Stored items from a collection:
※ ※ ※

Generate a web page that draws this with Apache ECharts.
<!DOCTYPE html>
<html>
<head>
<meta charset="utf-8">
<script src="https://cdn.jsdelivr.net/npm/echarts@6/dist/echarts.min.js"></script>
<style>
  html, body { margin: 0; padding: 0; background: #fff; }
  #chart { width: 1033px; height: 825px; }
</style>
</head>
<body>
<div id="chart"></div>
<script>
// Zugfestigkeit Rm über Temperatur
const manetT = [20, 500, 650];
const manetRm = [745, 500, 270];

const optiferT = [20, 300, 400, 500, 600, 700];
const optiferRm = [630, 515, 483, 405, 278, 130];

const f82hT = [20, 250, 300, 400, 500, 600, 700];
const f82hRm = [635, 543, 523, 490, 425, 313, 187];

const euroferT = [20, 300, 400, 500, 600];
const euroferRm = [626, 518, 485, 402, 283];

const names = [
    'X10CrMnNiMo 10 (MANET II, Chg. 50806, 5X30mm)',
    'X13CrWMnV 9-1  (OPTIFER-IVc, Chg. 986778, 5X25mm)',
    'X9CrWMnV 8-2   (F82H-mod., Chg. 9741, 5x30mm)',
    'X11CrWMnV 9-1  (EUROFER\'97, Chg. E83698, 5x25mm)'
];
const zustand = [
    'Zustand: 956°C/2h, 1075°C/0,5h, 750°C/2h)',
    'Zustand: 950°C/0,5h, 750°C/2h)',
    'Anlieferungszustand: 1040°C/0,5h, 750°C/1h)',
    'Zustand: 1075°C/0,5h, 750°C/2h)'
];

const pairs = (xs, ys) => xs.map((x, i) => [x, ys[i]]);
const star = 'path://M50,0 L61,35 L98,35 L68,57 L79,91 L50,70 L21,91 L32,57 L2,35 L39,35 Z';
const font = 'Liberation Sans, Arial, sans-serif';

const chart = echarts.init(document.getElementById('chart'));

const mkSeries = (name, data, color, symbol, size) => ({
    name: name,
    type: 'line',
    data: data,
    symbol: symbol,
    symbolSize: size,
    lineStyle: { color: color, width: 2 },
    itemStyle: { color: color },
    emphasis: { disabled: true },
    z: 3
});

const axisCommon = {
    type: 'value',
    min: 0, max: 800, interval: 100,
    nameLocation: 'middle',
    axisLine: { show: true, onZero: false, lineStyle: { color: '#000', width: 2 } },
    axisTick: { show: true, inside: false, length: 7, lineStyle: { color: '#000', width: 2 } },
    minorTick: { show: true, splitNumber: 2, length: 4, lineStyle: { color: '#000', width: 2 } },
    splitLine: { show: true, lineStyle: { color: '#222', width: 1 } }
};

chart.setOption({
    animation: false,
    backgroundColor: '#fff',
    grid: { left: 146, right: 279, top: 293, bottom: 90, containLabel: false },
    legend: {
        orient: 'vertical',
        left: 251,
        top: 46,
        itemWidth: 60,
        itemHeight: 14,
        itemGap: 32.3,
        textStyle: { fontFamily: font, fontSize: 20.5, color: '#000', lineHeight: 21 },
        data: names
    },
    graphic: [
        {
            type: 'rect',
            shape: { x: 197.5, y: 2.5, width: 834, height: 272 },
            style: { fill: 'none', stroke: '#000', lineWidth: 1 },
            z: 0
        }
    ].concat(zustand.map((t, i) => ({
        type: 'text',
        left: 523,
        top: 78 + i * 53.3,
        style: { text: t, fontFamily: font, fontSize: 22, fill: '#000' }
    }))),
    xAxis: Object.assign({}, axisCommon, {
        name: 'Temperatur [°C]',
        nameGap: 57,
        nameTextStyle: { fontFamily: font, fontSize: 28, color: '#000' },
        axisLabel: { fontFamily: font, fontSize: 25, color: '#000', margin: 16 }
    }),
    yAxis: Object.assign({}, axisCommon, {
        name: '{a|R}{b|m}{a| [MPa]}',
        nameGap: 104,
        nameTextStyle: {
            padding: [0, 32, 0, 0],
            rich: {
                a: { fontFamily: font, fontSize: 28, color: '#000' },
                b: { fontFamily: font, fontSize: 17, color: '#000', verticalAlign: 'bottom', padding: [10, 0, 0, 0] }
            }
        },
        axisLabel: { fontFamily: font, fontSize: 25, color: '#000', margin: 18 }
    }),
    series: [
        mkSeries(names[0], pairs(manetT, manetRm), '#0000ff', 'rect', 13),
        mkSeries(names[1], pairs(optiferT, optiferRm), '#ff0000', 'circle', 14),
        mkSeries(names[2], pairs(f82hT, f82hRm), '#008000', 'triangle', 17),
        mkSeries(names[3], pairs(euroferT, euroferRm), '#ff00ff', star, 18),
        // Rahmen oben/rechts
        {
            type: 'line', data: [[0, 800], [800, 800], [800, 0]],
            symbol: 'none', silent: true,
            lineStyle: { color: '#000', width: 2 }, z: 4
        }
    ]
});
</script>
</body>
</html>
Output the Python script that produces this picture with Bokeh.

※ ※ ※

» Your instructions
In this exercise, repeat all entries exactly.

» Output for this task
Generate a web page that draws this with Apache ECharts.
<!DOCTYPE html>
<html>
<head>
<meta charset="utf-8">
<script src="https://cdn.jsdelivr.net/npm/echarts@6/dist/echarts.min.js"></script>
<style>
  html, body { margin: 0; padding: 0; background: #fff; }
  #chart { width: 1033px; height: 825px; }
</style>
</head>
<body>
<div id="chart"></div>
<script>
// Zugfestigkeit Rm über Temperatur
const manetT = [20, 500, 650];
const manetRm = [745, 500, 270];

const optiferT = [20, 300, 400, 500, 600, 700];
const optiferRm = [630, 515, 483, 405, 278, 130];

const f82hT = [20, 250, 300, 400, 500, 600, 700];
const f82hRm = [635, 543, 523, 490, 425, 313, 187];

const euroferT = [20, 300, 400, 500, 600];
const euroferRm = [626, 518, 485, 402, 283];

const names = [
    'X10CrMnNiMo 10 (MANET II, Chg. 50806, 5X30mm)',
    'X13CrWMnV 9-1  (OPTIFER-IVc, Chg. 986778, 5X25mm)',
    'X9CrWMnV 8-2   (F82H-mod., Chg. 9741, 5x30mm)',
    'X11CrWMnV 9-1  (EUROFER\'97, Chg. E83698, 5x25mm)'
];
const zustand = [
    'Zustand: 956°C/2h, 1075°C/0,5h, 750°C/2h)',
    'Zustand: 950°C/0,5h, 750°C/2h)',
    'Anlieferungszustand: 1040°C/0,5h, 750°C/1h)',
    'Zustand: 1075°C/0,5h, 750°C/2h)'
];

const pairs = (xs, ys) => xs.map((x, i) => [x, ys[i]]);
const star = 'path://M50,0 L61,35 L98,35 L68,57 L79,91 L50,70 L21,91 L32,57 L2,35 L39,35 Z';
const font = 'Liberation Sans, Arial, sans-serif';

const chart = echarts.init(document.getElementById('chart'));

const mkSeries = (name, data, color, symbol, size) => ({
    name: name,
    type: 'line',
    data: data,
    symbol: symbol,
    symbolSize: size,
    lineStyle: { color: color, width: 2 },
    itemStyle: { color: color },
    emphasis: { disabled: true },
    z: 3
});

const axisCommon = {
    type: 'value',
    min: 0, max: 800, interval: 100,
    nameLocation: 'middle',
    axisLine: { show: true, onZero: false, lineStyle: { color: '#000', width: 2 } },
    axisTick: { show: true, inside: false, length: 7, lineStyle: { color: '#000', width: 2 } },
    minorTick: { show: true, splitNumber: 2, length: 4, lineStyle: { color: '#000', width: 2 } },
    splitLine: { show: true, lineStyle: { color: '#222', width: 1 } }
};

chart.setOption({
    animation: false,
    backgroundColor: '#fff',
    grid: { left: 146, right: 279, top: 293, bottom: 90, containLabel: false },
    legend: {
        orient: 'vertical',
        left: 251,
        top: 46,
        itemWidth: 60,
        itemHeight: 14,
        itemGap: 32.3,
        textStyle: { fontFamily: font, fontSize: 20.5, color: '#000', lineHeight: 21 },
        data: names
    },
    graphic: [
        {
            type: 'rect',
            shape: { x: 197.5, y: 2.5, width: 834, height: 272 },
            style: { fill: 'none', stroke: '#000', lineWidth: 1 },
            z: 0
        }
    ].concat(zustand.map((t, i) => ({
        type: 'text',
        left: 523,
        top: 78 + i * 53.3,
        style: { text: t, fontFamily: font, fontSize: 22, fill: '#000' }
    }))),
    xAxis: Object.assign({}, axisCommon, {
        name: 'Temperatur [°C]',
        nameGap: 57,
        nameTextStyle: { fontFamily: font, fontSize: 28, color: '#000' },
        axisLabel: { fontFamily: font, fontSize: 25, color: '#000', margin: 16 }
    }),
    yAxis: Object.assign({}, axisCommon, {
        name: '{a|R}{b|m}{a| [MPa]}',
        nameGap: 104,
        nameTextStyle: {
            padding: [0, 32, 0, 0],
            rich: {
                a: { fontFamily: font, fontSize: 28, color: '#000' },
                b: { fontFamily: font, fontSize: 17, color: '#000', verticalAlign: 'bottom', padding: [10, 0, 0, 0] }
            }
        },
        axisLabel: { fontFamily: font, fontSize: 25, color: '#000', margin: 18 }
    }),
    series: [
        mkSeries(names[0], pairs(manetT, manetRm), '#0000ff', 'rect', 13),
        mkSeries(names[1], pairs(optiferT, optiferRm), '#ff0000', 'circle', 14),
        mkSeries(names[2], pairs(f82hT, f82hRm), '#008000', 'triangle', 17),
        mkSeries(names[3], pairs(euroferT, euroferRm), '#ff00ff', star, 18),
        // Rahmen oben/rechts
        {
            type: 'line', data: [[0, 800], [800, 800], [800, 0]],
            symbol: 'none', silent: true,
            lineStyle: { color: '#000', width: 2 }, z: 4
        }
    ]
});
</script>
</body>
</html>
Output the Python script that produces this picture with Bokeh.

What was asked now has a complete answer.